No cabe, pues, sorpresa alguna ante el resultado de la encuesta del Eurobarómetro: casi 6 de cada 10 europeos opinan que Israel representa el principal peligro para la paz mundial; más peligro que el absolutismo comunista norcoreano, más que los juegos de guerra nuclear a que gustan entregarse India y Pakistán, más que la bomba demográfico-política iraní, incluso más que el belicismo de la hiperpotencia norteamericana. ¿Por qué? Por un lado porque, mientras no hemos visto jamás una imagen no oficial del reino de Kim Jong Il, mientras no somos capaces de imaginar un apocalipsis por Cachemira, mientras muchos todavía creen que los ayatolás son esos tipos estupendos que derribaron al sha proamericano, Europa cena todas las noches viendo la crónica minuciosa -y a menudo sesgada- de lo ocurrido aquel día en ese minúsculo rincón del globo llamado Israel-Palestina. Hipertrofia o desproporción en la cobertura informativa, por tanto, y también el decantamiento masivo y maniqueo de los creadores de opinión europeos a favor de uno de los bandos y en contra del otro. Si un estadista tan experimentado y serio como Mario Soares es capaz de describir -en La Vanguardia del pasado domingo- el polémico muro de seguridad israelí como "un proyecto de verdadero exterminio", ¿qué iban a contestar los ciudadanos comunes a la famosa encuesta?

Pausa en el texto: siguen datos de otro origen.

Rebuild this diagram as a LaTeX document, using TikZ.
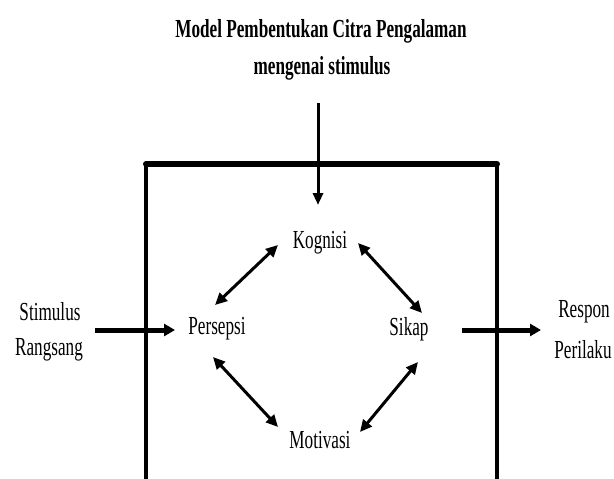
\documentclass[tikz,border=0pt]{standalone}
\usepackage{fontspec}
\setmainfont{Liberation Serif}[FakeStretch=0.66]
\usetikzlibrary{arrows.meta,calc}
\tikzset{
  lbl/.style={inner sep=0pt, font=\fontsize{26}{30}\selectfont},
  ttl/.style={inner sep=0pt, font=\fontsize{26}{30}\selectfont\bfseries},
  dbl/.style={line width=3pt, {Triangle[length=12pt,width=11pt]}-{Triangle[length=12pt,width=11pt]}},
  one/.style={line width=3pt, -{Triangle[length=12pt,width=10pt]}},
  hor/.style={line width=5pt, -{Triangle[length=11pt,width=12pt]}},
}
\begin{document}
\begin{tikzpicture}[x=1pt,y=-1pt]
\useasboundingbox[fill=white] (0,0) rectangle (614,479);
\clip (0,0) rectangle (614,479);
% box
\draw[line width=3.5pt] (146,490) -- (146,166);
\draw[line width=3.5pt] (497,490) -- (497,166);
\draw[line width=6pt, line cap=round] (146,164) -- (497,164);
% texts
\node[ttl] (t1) at (321,31) {Model Pembentukan Citra Pengalaman};
\node[ttl] (t2) at (322,68) {mengenai stimulus};
\node[lbl] (K) at (320,243) {Kognisi};
\node[lbl] (P) at (217,329) {Persepsi};
\node[lbl] (S) at (409,329) {Sikap};
\node[lbl] (M) at (320,440) {Motivasi};
\node[lbl] (st) at (50,312) {Stimulus};
\node[lbl] (rg) at (49,350) {Rangsang};
\node[lbl] (rs) at (584,312) {Respon};
\node[lbl] (pr) at (583,350) {Perilaku};
% connectors
\coordinate (vtop) at (318,103);
\coordinate (lin) at (95,330);
\coordinate (rout) at (541,330);
\draw[one] (vtop) -- ($(K)+(-2,-38)$);
\draw[hor] (lin) -- ($(P)+(-42,1)$);
\draw[hor] ($(S)+(53,1)$) -- (rout);
\draw[dbl] ($(K)+(-42,2)$) -- ($(P)+(-2,-24)$);
\draw[dbl] ($(K)+(38,0)$) -- ($(S)+(13,-16)$);
\draw[dbl] ($(P)+(-4,28)$) -- ($(M)+(-42,-13)$);
\draw[dbl] ($(S)+(9,33)$) -- ($(M)+(40,-8)$);
\end{tikzpicture}
\end{document}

¿Significa eso que el 59% de los europeos son antisemitas? Creo que no, pero el antisemitismo europeo está ahí: sería ingenuo pensar que un prejuicio bimilenario desaparece en 50 años, y más ingenuo aún confundir el repliegue o la hibernación con la muerte. Últimamente, la judeofobia se ha desperezado y desacomplejado, y ya puede encontrársela no sólo en los predios marginales de la extrema izquierda o de la extrema derecha, sino en la boca de un respetable diputado alemán, o en la pluma de un no menos respetable general de la Bundeswehr. Y bien, es de sentido común sospechar que ese odio ancestral y latente encuentra hoy en la demonización de Israel un desagüe ideal: a la moda y, además, progre.

Si Europa -la institucional, la política, la mediática- desdeña tomar conciencia de esos peligros, no sólo se estará autoexcluyendo de cualquier papel mediador entre árabes e israelíes; lo más grave es que estará olvidando su responsabilidad histórica en el caso, porque el sionismo e Israel son, ante todo, efectos de la judeofobia europea, desde los antidreyfusards franceses hasta los nazis alemanes.

Joan B. Culla i Clarà es historiador.